M. Young: Seules les restrictions de la législation, de la réglementation et du droit coutumier s'appliqueraient. Mais il n'y aurait pas de restrictions dans la loi.
Le président: Merci, monsieur Jordan. Monsieur le ministre, merci d'être venu aujourd'hui répondre à nos questions. Nous sommes heureux de vous avoir parmi nous ainsi que Moya Green.
M. Young: Monsieur le président, puis-je dire pour terminer que je tiens à vous remercier infiniment de m'avoir invité à comparaître devant le comité au sujet de cette question très importante.

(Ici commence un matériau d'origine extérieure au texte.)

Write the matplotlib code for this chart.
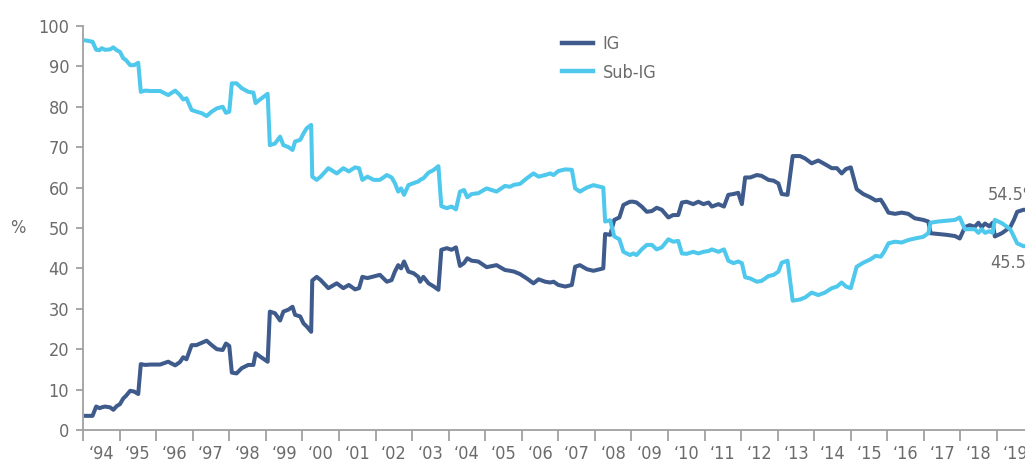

Je ne saurais trop insister sur l'importance d'examiner cette question de façon aussi approfondie que nécessaire, de faire en sorte d'entendre tout ce que l'on a à dire sur le sujet. Nombreux sont ceux qui sont favorables à cette initiative. On pourra se poser quelques questions précises sur la façon de procéder, sur les précautions à prendre et sur les limites à fixer, mais il ne faut pas oublier que nous allons revenir vous voir avec le loi de réglementation.
Nous avons pour objectif de placer cette émission sur le marché à l'automne - en octobre ou début novembre. Mais cela ne pourra être fait sans avoir une idée précise du cadre réglementaire. Les investisseurs souhaiteront savoir dans quel genre de situation ils vont évoluer.
Je sais qu'on hésite beaucoup à se réunir lorsque la Chambre ne siège pas, mais je vous en conjure, lorsque ce texte de loi sortira fin juin, cherchez à savoir ce que la population du pays tout entier envisage comme cadre réglementaire. Si nous attendons, il faudra beaucoup de temps avant que le système de réglementation soit en place.
Je vous signale cela au cas où vous auriez prévu pour l'été de faire certaines choses que vous ne voudriez pas compromettre.
Le président: Peut-être ferons-nous quelques heures supplémentaires.
M. Guimond: Nous avons du travail à faire dans notre circonscription. Lorsque nous ne siégeons pas ici, nous travaillons dans notre circonscription.
M. Young: Moi aussi.
Le président: Merci encore. Chers amis, notre prochaine réunion aura lieu demain à 15h30. La séance est levée.